Quattro ore dopo, il quadro è chiaro: Fratelli d’Italia presenta 1946 emendamenti. Se ne aggiungono agli altri sette, presentati dai vari schieramenti. “Li ho firmati tutti io – dice il consigliere Francesco Ventola – li ritiro se ritirate tutti gli altri”. E da queste sabbie mobili, il Consiglio regionale non ne uscirà prima di 8 ore. Nemmeno tre sospensioni nella disperata ricerca di un accordo riescono a superare l’impasse. Ognuno resta fermamente ancorato alle proprie posizioni. Tutti si dicono d’accordo su due punti: inserimento della doppia preferenza con annullamento del voto se non di sesso opposto, rapporto 60-40 tra i due sessi dei candidati in lista. Il punto fortemente divisivo è sulle sanzioni. Per il Movimento 5 stelle occorre inasprire la sanzione pecuniaria prevista in caso di mancato rispetto dell’equilibrio 60-40: si chiede l’annullamento della lista. La maggioranza è d’accordo ma bisogna introdurla sin da subito, non attendere il 2025, altrimenti basterà pagare una multa per ovviare il problema. Il centrodestra non ci sta: o si ritirano tutti gli emendamenti e si torna al testo originale o si devono votare tutti i quasi 2mila emendamenti.
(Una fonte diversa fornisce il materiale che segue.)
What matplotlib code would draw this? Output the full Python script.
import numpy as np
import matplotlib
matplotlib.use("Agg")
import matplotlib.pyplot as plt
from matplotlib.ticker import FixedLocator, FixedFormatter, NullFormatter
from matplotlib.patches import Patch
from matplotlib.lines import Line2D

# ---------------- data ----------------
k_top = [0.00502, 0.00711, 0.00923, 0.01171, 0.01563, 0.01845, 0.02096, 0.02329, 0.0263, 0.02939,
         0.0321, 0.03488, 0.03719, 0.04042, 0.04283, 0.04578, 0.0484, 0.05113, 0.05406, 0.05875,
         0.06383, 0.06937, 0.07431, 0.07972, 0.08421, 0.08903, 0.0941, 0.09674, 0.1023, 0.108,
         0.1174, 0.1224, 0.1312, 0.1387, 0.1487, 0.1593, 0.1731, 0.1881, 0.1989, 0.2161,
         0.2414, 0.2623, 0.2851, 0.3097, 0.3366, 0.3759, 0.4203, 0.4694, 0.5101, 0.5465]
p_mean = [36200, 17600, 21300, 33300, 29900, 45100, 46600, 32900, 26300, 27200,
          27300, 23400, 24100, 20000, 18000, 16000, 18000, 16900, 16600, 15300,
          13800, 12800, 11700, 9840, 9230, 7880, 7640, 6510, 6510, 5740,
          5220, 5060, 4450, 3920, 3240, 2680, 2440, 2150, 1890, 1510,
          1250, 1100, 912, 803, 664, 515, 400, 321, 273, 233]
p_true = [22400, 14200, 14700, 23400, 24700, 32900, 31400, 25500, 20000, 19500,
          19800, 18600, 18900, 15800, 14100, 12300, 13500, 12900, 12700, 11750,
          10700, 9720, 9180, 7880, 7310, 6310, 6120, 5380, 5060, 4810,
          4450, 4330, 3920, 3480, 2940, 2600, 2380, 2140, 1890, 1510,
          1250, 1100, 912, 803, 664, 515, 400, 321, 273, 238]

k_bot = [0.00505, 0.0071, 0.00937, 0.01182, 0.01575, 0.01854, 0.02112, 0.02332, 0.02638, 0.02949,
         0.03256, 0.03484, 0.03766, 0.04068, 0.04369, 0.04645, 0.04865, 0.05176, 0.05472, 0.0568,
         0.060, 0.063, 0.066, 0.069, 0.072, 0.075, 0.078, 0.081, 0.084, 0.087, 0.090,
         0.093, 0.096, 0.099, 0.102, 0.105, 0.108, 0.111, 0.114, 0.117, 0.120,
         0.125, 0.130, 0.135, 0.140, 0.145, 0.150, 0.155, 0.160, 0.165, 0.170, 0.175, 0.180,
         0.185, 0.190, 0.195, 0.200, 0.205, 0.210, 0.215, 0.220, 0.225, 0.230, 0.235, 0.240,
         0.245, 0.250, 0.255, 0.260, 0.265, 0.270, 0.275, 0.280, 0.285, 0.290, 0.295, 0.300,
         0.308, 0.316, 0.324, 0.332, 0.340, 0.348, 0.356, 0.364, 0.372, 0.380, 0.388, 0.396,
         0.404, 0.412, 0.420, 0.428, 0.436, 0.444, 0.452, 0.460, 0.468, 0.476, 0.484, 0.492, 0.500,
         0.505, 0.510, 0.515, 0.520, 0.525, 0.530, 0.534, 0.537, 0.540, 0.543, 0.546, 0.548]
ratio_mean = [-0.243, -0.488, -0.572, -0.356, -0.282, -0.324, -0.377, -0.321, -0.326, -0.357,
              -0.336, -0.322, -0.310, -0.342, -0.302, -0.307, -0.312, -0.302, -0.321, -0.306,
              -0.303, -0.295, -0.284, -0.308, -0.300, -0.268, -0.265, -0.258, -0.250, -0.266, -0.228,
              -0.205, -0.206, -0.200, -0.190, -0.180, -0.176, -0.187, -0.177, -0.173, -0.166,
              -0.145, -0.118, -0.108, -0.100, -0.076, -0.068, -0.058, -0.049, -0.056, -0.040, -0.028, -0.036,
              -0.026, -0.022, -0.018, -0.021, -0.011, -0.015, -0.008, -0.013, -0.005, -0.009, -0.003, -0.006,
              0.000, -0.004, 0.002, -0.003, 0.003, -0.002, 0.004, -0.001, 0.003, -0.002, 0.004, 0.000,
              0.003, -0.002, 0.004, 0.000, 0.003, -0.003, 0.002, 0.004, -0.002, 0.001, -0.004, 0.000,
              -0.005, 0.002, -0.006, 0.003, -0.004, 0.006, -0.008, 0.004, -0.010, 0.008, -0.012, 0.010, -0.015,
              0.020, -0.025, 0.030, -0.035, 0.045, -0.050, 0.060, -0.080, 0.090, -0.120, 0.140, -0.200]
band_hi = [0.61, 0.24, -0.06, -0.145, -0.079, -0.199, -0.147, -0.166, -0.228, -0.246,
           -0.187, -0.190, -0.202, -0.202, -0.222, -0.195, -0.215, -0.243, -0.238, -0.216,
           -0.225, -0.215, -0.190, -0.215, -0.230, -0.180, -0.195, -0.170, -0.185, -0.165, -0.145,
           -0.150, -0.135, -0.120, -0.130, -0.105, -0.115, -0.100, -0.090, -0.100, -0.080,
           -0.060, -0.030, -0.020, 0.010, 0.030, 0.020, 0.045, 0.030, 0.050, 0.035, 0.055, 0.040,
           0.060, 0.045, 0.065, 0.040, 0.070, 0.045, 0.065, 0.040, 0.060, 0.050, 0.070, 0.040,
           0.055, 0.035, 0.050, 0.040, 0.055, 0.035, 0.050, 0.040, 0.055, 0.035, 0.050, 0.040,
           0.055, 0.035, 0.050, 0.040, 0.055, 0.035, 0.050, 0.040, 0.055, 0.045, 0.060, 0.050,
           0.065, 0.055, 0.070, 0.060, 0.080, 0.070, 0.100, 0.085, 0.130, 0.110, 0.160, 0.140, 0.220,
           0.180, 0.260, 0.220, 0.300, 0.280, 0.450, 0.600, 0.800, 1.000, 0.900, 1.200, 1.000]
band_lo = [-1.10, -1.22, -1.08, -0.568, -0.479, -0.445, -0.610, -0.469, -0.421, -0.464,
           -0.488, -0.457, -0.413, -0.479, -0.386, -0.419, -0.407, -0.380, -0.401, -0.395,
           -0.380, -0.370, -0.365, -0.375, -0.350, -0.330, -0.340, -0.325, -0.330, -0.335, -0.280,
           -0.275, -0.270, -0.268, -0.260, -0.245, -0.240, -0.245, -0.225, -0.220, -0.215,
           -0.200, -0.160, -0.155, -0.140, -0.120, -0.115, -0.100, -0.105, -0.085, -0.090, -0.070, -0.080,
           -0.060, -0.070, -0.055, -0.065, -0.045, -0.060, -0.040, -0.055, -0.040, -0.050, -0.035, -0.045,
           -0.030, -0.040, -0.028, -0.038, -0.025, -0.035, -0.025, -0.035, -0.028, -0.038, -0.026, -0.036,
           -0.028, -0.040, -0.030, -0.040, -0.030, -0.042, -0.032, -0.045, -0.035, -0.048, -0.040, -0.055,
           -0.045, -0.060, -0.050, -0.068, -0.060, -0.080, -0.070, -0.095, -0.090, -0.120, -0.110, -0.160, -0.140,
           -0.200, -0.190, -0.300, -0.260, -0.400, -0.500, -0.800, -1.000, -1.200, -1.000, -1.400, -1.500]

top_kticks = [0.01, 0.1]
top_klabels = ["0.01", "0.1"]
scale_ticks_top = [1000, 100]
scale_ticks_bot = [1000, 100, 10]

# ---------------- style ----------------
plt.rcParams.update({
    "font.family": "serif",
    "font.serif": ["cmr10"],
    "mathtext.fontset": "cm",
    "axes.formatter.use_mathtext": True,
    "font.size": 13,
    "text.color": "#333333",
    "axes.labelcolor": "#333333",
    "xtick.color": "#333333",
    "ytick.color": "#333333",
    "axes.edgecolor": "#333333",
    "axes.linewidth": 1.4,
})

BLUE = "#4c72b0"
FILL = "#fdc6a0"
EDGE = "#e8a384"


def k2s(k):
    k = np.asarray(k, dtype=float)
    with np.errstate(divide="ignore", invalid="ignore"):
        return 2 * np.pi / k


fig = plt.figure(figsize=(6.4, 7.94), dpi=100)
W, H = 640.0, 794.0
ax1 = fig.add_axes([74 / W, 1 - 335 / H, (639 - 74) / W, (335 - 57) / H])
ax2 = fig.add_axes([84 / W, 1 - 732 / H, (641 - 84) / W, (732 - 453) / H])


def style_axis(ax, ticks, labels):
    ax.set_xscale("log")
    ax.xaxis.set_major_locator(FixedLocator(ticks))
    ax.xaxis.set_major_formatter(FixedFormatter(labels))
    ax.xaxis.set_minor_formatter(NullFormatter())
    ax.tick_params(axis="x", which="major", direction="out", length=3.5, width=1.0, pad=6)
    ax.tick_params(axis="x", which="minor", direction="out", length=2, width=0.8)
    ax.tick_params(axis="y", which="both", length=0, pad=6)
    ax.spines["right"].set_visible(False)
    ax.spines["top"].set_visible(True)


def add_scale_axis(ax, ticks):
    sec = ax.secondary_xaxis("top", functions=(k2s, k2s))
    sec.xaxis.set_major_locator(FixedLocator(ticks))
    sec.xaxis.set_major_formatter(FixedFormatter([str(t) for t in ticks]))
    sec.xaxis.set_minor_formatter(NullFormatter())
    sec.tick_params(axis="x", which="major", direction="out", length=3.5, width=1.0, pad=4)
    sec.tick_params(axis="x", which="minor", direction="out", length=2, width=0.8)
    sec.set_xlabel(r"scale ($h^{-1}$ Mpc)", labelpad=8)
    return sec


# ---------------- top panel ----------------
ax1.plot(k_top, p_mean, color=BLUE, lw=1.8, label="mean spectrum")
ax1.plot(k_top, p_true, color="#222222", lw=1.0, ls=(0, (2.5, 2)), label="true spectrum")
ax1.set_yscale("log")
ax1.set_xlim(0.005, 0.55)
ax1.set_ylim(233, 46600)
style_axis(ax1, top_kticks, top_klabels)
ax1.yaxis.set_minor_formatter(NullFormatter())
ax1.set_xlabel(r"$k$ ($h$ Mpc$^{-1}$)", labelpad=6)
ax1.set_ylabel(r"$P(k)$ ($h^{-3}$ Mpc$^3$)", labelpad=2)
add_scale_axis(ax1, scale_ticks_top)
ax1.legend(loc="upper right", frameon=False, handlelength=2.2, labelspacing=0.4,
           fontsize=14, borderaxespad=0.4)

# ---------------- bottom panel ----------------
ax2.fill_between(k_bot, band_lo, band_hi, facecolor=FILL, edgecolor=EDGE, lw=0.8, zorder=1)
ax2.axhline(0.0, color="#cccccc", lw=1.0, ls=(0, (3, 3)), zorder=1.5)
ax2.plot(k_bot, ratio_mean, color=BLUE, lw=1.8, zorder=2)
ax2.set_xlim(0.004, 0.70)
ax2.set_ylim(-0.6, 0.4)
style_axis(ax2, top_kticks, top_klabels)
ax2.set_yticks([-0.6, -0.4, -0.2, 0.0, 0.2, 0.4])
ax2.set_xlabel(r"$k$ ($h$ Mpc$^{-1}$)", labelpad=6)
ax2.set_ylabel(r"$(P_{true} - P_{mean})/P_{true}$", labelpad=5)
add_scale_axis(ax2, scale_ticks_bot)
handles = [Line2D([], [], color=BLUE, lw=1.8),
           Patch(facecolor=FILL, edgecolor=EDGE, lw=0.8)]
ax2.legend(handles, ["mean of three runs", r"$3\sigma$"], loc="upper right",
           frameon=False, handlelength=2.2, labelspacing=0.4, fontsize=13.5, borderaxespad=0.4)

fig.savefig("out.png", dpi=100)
Tra questi ce n’è uno che crea subito la prima, grande, crepa tra le parti: l’incandidabilità dell’epidemiologo Pierluigi Lopalco. A presentarlo è Fratelli d’Italia che chiede il voto segreto. E qui la sorpresa che fa scatenare la bagarre: 28 voti a favore, 18 contrari. Tradotto: 8 franchi tiratori della maggioranza, coperti da voto segreto, affossano le ambizioni politiche dello scienziato. L’emendamento passa, quindi, Lopalco – e chiunque ricopra ruoli di collaborazione con l’ente Regione – si deve dimettere prima di candidarsi. La tensione si fa altissima. E’ durissimo lo scontro tra il governatore Michele Emiliano e il consigliere Ventola. Quest’ultimo, infatti, chiede che venga distribuita una copia dei 1953 emendamenti a tutti i consiglieri regionali presenti in aula. Significa attendere che gli uffici producano 97.650 fotocopie.

“Tutti devono avere piena cognizione di che cosa votano”, spiega Ventola, strappando provocatoriamente un foglio e gettandolo al centro dell’aula. “Vergogna – tuona dal suo scranno il governatore Emiliano – così prende in giro le donne della Puglia”, alludendo al fatto che la richiesta di fotocopiare quasi 100mila pagine sia solo un modo per temporeggiare, sollevando l’asticella dello scontro. L’ultima sospensione, voluta per tentare un accordo last minute, è la definitiva fumata nera. Spetta al capogruppo del Partito democratico, Paolo Campo, annunciare ufficialmente la resa: “Ho provato più di un tentativo per raggiungere l’intensa ed evitare il massacro. Piuttosto che stare qui a discutere di 2mila emendamenti farlocchi, ad adeguare la legge pugliese, ci penserà il governo”. Inutili le polemiche che pure sono seguite, il voto di un emendamento-compromesso, i banchi della maggioranza iniziano a svuotarsi: alle 2.36 manca il numero legale. Finisce così la decima legislatura. La Puglia non vota. Le donne non si salvano. Pierluigi Lopalco sì, l’emendamento che lo rende incandidabile decade con l’intero testo.